Good code is something I think all developers, at one time or another, think they have written, only to look back 2 weeks, 6 months, or two years later and exercise a move I like to call the "shocked & embarrassed facepalm". It goes a little something like this.

Oh, hey. This is an old project...
What the FUCK?

There's a simple reason for this. If you're a good developer, you're constantly learning. You learn with every line of code you write, every new solution to a problem. This is a good thing. This is what experience is.

I think there are very few developers in the world who have written truly good code that stands the test of time - not that the test of time is necessarily a good indicator. Still, everyone has their programming "heroes" who seem to be infallible. One of mine is John Carmack.

But I'm sure, even John Carmack has written bad code. In fact, I'm positive.

As developers, we like to think we're building things. We like to think we're creating structures. We like to think we're creating something solid like the pyramids.

Unfortunately, good code is often fleeting. It's often good code for the present. Good code until it's truly put to the test. Good code until that new feature needs to be added, and there isn't time for a refactor, so it gets haphazardly shoved in.
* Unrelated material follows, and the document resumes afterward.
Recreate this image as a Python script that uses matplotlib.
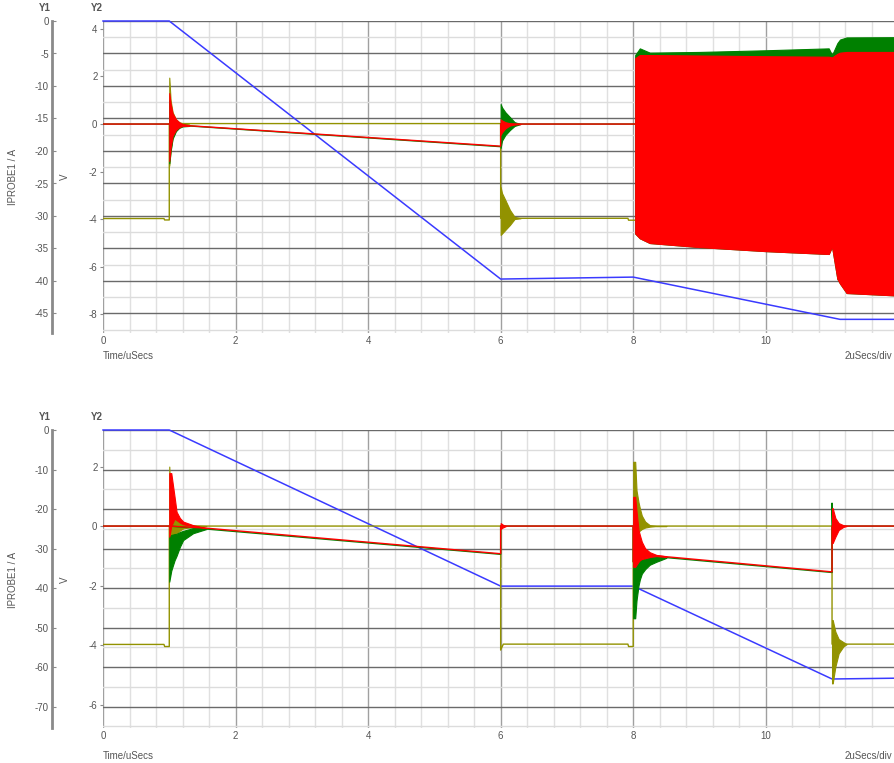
import matplotlib
matplotlib.use('Agg')
import matplotlib.pyplot as plt
import numpy as np

plt.rcParams['font.family'] = ['Liberation Sans', 'DejaVu Sans']
plt.rcParams['axes.unicode_minus'] = False

W, H = 895, 763
X_END = 11.95

BLUE = '#3a3aff'
RED = '#ff0000'
GREEN = '#008000'
OLIVE = '#929200'
TXT = '#555555'

# ---------------- top panel data ----------------
# IPROBE1 current (Y1, A)
t_ip_top = [0, 1.0, 6.0, 8.0, 11.12, 11.95]
ip_top = [0, 0, -39.7, -39.4, -45.9, -45.9]

# voltage traces (Y2, V)
t_olive_top = [0, 0.92, 0.93, 1.0, 1.0, 1.3, 6.0, 6.0, 6.3, 7.92, 7.93, 8.02]
v_olive_top = [-3.97, -3.97, -4.03, -4.03, 0.02, 0.02, 0.02, -3.96, -3.96, -3.96, -4.04, -4.04]
t_red_top = [0, 1.0, 1.3, 6.0, 6.0, 7.95, 8.03]
v_red_top = [0, 0, -0.07, -0.93, 0, 0, 0]
t_green_top = [0, 1.0, 1.3, 6.0, 6.0, 7.95, 8.03]
v_green_top = [0, 0, -0.08, -0.95, 0, 0, 0]

# ringing envelopes at 1 us
ring1_t = [1.0, 1.02, 1.05, 1.1, 1.15, 1.2, 1.3]
olive_up_1 = [1.95, 1.0, 0.5, 0.2, 0.08, 0.03, 0.02]
olive_lo_1 = [-1.75, -1.1, -0.55, -0.25, -0.1, -0.03, 0.02]
green_up_1 = [1.0, 0.6, 0.3, 0.12, 0.04, -0.02, -0.06]
green_lo_1 = [-1.65, -1.15, -0.62, -0.3, -0.16, -0.1, -0.08]
red_up_1 = [1.3, 0.85, 0.45, 0.2, 0.07, 0.0, -0.06]
red_lo_1 = [-1.55, -1.0, -0.5, -0.25, -0.13, -0.08, -0.07]

# ringing envelopes at 6 us
ring6_t = [6.0, 6.02, 6.07, 6.14, 6.21, 6.3]
green_up_6 = [0.84, 0.7, 0.5, 0.29, 0.08, 0.0]
green_lo_6 = [-1.0, -0.7, -0.46, -0.25, -0.08, 0.0]
red_up_6 = [0.2, 0.15, 0.08, 0.03, 0.01, 0.0]
red_lo_6 = [-0.45, -0.35, -0.18, -0.06, -0.02, 0.0]
olive_up_6 = [-2.65, -2.9, -3.19, -3.61, -3.9, -3.96]
olive_lo_6 = [-4.66, -4.6, -4.45, -4.24, -3.99, -3.96]

# dense oscillation block from 8 us
blk_t = [8.03, 8.1, 8.25, 9.0, 10.0, 10.95, 11.0, 11.08, 11.12, 11.22, 11.95]
green_blk_up = [2.9, 3.18, 3.0, 3.03, 3.1, 3.18, 2.9, 3.4, 3.55, 3.64, 3.65]
red_blk_up = [2.77, 2.9, 2.9, 2.88, 2.85, 2.83, 2.8, 2.95, 3.0, 3.03, 3.03]
red_blk_lo = [-4.6, -4.8, -5.0, -5.17, -5.34, -5.46, -5.15, -6.5, -6.7, -7.1, -7.2]

# ---------------- bottom panel data ----------------
t_ip_bot = [0, 1.0, 6.0, 8.0, 11.0, 11.95]
ip_bot = [0, 0, -39.5, -39.5, -63.0, -62.8]

t_olive_bot = [0, 0.92, 0.93, 1.0, 1.0, 1.56, 6.0, 6.0, 6.04, 7.92, 7.93, 8.0, 8.0, 8.5, 11.0, 11.0, 11.22, 11.95]
v_olive_bot = [-3.98, -3.98, -4.05, -4.05, 0.0, 0.0, 0.0, -4.17, -3.97, -3.97, -4.05, -4.05, 0.0, 0.0, 0.0, -3.97, -3.97, -3.97]
t_red_bot = [0, 1.0, 1.56, 6.0, 6.0, 8.0, 8.0, 8.35, 11.0, 11.0, 11.95]
v_red_bot = [0, 0, -0.07, -0.93, 0, 0, -1.2, -1.0, -1.54, 0, 0]
t_green_bot = [0, 1.0, 1.56, 6.0, 6.0, 8.0, 8.0, 8.5, 11.0, 11.0, 11.01, 11.95]
v_green_bot = [0, 0, -0.1, -0.95, 0, 0, -1.2, -1.06, -1.56, 0.77, 0, 0]

ring1b_t = [1.0, 1.03, 1.08, 1.11, 1.16, 1.21, 1.36, 1.56]
red_up_1b = [1.78, 1.78, 0.98, 0.48, 0.27, 0.15, 0.03, -0.07]
red_lo_1b = [-0.36, 0.0, 0.25, 0.2, 0.12, 0.06, 0.0, -0.07]
olive_up_1b = [2.0, 0.4, 0.3, 0.27, 0.2, 0.1, 0.02, 0.0]
olive_lo_1b = [-0.3, -0.3, -0.28, -0.24, -0.15, -0.08, -0.02, 0.0]
green_up_1b = [-0.36, -0.3, -0.27, -0.26, -0.2, -0.16, -0.07, -0.08]
green_lo_1b = [-1.87, -1.5, -1.15, -1.0, -0.7, -0.47, -0.24, -0.1]

ring6b_t = [6.0, 6.03, 6.08]
red_up_6b = [0.1, 0.05, 0.0]
red_lo_6b = [-0.1, -0.05, 0.0]

ring8b_t = [8.0, 8.03, 8.05, 8.08, 8.1, 8.13, 8.18, 8.25, 8.35, 8.5]
olive_up_8b = [2.16, 2.16, 1.2, 0.8, 0.6, 0.35, 0.15, 0.03, 0.0, 0.0]
olive_lo_8b = [-0.4, -0.4, -0.3, -0.2, -0.15, -0.1, -0.05, -0.02, 0.0, 0.0]
red_up_8b = [0.98, 0.98, 0.5, -0.13, -0.3, -0.53, -0.75, -0.88, -0.97, -1.02]
red_lo_8b = [-1.37, -1.37, -1.3, -1.2, -1.15, -1.09, -1.06, -1.03, -1.01, -1.04]
green_up_8b = [-1.15, -1.15, -1.15, -1.15, -1.15, -1.12, -1.1, -1.05, -1.02, -1.04]
green_lo_8b = [-3.1, -3.1, -2.5, -2.0, -1.8, -1.6, -1.45, -1.3, -1.2, -1.07]

ring11b_t = [11.0, 11.01, 11.05, 11.1, 11.17, 11.22]
red_up_11b = [0.6, 0.6, 0.27, 0.1, 0.03, 0.0]
red_lo_11b = [-0.57, -0.57, -0.36, -0.13, -0.03, 0.0]
olive_up_11b = [-3.16, -3.16, -3.55, -3.8, -3.9, -3.97]
olive_lo_11b = [-5.29, -5.29, -4.73, -4.28, -4.05, -3.97]

# axis ranges / ticks
x_ticks = [0, 2, 4, 6, 8, 10]
y1_ticks_top = [0, -5, -10, -15, -20, -25, -30, -35, -40, -45]
y2_ticks_top = [4, 2, 0, -2, -4, -6, -8]
y1_ticks_bot = [0, -10, -20, -30, -40, -50, -60, -70]
y2_ticks_bot = [2, 0, -2, -4, -6]

fig = plt.figure(figsize=(W / 100, H / 100), dpi=100)


def px_text(x, y, s, **kw):
    kw.setdefault('fontsize', 7)
    kw.setdefault('color', TXT)
    fig.text(x / W, 1 - y / H, s, **kw)


def make_panel(top_px, bot_px, y1_lim, y1_ticks, y1_step, y2_lim, y2_ticks):
    left = 103 / W
    ax = fig.add_axes([left, 1 - bot_px / H, 1 - left, (bot_px - top_px) / H])
    ax.set_xlim(0, X_END)
    ax.set_ylim(*y1_lim)
    ax.set_xticks(x_ticks)
    ax.set_xticks(np.arange(0, 12, 0.4), minor=True)
    ax.set_yticks(y1_ticks)
    ax.set_yticks(np.arange(-y1_step / 2, y1_lim[0], -y1_step), minor=True)

    ax.set_axisbelow(True)
    ax.xaxis.grid(True, which='minor', color='#e0e0e0', lw=1)
    ax.xaxis.grid(True, which='major', color='#a0a0a0', lw=1)
    ax.yaxis.grid(True, which='minor', color='#dcdcdc', lw=1)
    ax.yaxis.grid(True, which='major', color='#6a6a6a', lw=1)

    for s in ['top', 'right', 'bottom']:
        ax.spines[s].set_visible(False)
    ax.spines['left'].set_position(('outward', 37))
    ax.spines['left'].set_color('#8a8a8a')
    ax.spines['left'].set_linewidth(2)

    ax.tick_params(axis='x', which='both', length=0, labelsize=7, labelcolor=TXT, pad=2)
    ax.tick_params(axis='y', which='major', direction='in', length=3, color='#8a8a8a',
                   labelsize=7, labelcolor=TXT, pad=2)
    ax.tick_params(axis='y', which='minor', length=0)

    ax2 = ax.twinx()
    ax2.set_ylim(*y2_lim)
    ax2.set_yticks(y2_ticks)
    ax2.yaxis.tick_left()
    ax2.tick_params(axis='y', length=2, pad=2, labelsize=7, labelcolor=TXT, color='#8a8a8a')
    for s in ax2.spines.values():
        s.set_visible(False)
    return ax, ax2


def ring(ax, t, up, lo, color, z):
    ax.fill_between(t, lo, up, color=color, lw=0.8, edgecolor=color, zorder=z)


# ---------------- top panel ----------------
ax, ax2 = make_panel(21, 333, (-48.0, 0), y1_ticks_top, 5, (-8.78, 4.33), y2_ticks_top)
ax.plot(t_ip_top, ip_top, color=BLUE, lw=1.1, zorder=3, clip_on=False)

ax2.plot(t_olive_top, v_olive_top, color=OLIVE, lw=1.0, zorder=2)
ring(ax2, ring1_t, olive_up_1, olive_lo_1, OLIVE, 2)
ring(ax2, ring6_t, olive_up_6, olive_lo_6, OLIVE, 2)
ax2.plot(t_green_top, v_green_top, color=GREEN, lw=1.0, zorder=3)
ring(ax2, ring1_t, green_up_1, green_lo_1, GREEN, 3)
ring(ax2, ring6_t, green_up_6, green_lo_6, GREEN, 3)
ring(ax2, blk_t, green_blk_up, red_blk_lo, GREEN, 3)
ax2.plot(t_red_top, v_red_top, color=RED, lw=1.0, zorder=4)
ring(ax2, ring1_t, red_up_1, red_lo_1, RED, 4)
ring(ax2, ring6_t, red_up_6, red_lo_6, RED, 4)
ring(ax2, blk_t, red_blk_up, red_blk_lo, RED, 4)

# ---------------- bottom panel ----------------
bx, bx2 = make_panel(430, 728, (-75.4, 0), y1_ticks_bot, 10, (-6.79, 3.23), y2_ticks_bot)
bx.plot(t_ip_bot, ip_bot, color=BLUE, lw=1.1, zorder=3, clip_on=False)

bx2.plot(t_olive_bot, v_olive_bot, color=OLIVE, lw=1.0, zorder=2)
ring(bx2, ring1b_t, olive_up_1b, olive_lo_1b, OLIVE, 2)
ring(bx2, ring8b_t, olive_up_8b, olive_lo_8b, OLIVE, 2)
ring(bx2, ring11b_t, olive_up_11b, olive_lo_11b, OLIVE, 2)
bx2.plot(t_green_bot, v_green_bot, color=GREEN, lw=1.0, zorder=3)
ring(bx2, ring1b_t, green_up_1b, green_lo_1b, GREEN, 3)
ring(bx2, ring8b_t, green_up_8b, green_lo_8b, GREEN, 3)
bx2.plot(t_red_bot, v_red_bot, color=RED, lw=1.0, zorder=4)
ring(bx2, ring1b_t, red_up_1b, red_lo_1b, RED, 4)
ring(bx2, ring6b_t, red_up_6b, red_lo_6b, RED, 4)
ring(bx2, ring8b_t, red_up_8b, red_lo_8b, RED, 4)
ring(bx2, ring11b_t, red_up_11b, red_lo_11b, RED, 4)

# ---------------- labels ----------------
for y_head, y_mid, y_time in [(8, 177, 356), (417, 580, 756)]:
    px_text(45, y_head, 'Y1', ha='center', va='center', fontweight='bold')
    px_text(97, y_head, 'Y2', ha='center', va='center', fontweight='bold')
    px_text(13, y_mid, 'IPROBE1 / A', ha='center', va='center', rotation=90)
    px_text(65, y_mid, 'V', ha='center', va='center', rotation=90)
    px_text(103, y_time, 'Time/uSecs', ha='left', va='center')
    px_text(892, y_time, '2uSecs/div', ha='right', va='center')

fig.savefig('out.png', dpi=100)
You're lucky if you're in a situation where you get that chance to refine your code - a chance to sand the edges, and iron out the wrinkles. Unfortunately, if you do a lot of project-based, deadline-based work, as many of us do, you don't always get that opportunity. After that deadline comes, you might never touch that code again. That's it.

For many of us, the code we build is a lot more like a relationship. We put a lot of time into it. We nurture it. If we're lucky, it doesn't fall apart when it's put to the test. If we're lucky and are given time to put into it, it doesn't fall into neglect. And if we're really lucky, that code is strong enough and flexible enough to endure, despite some faults, and you're left with a solid piece of software. Unfortunately, more often than not (as with relationships), something eventually happens and it just doesn't work out. We start from the beginning, we pick ourselves back up, and we rewrite. And we hope things work out better the next time.

Because good code is a moving target. And good code is a constant struggle. And the moment you give that up, is the moment you've lost.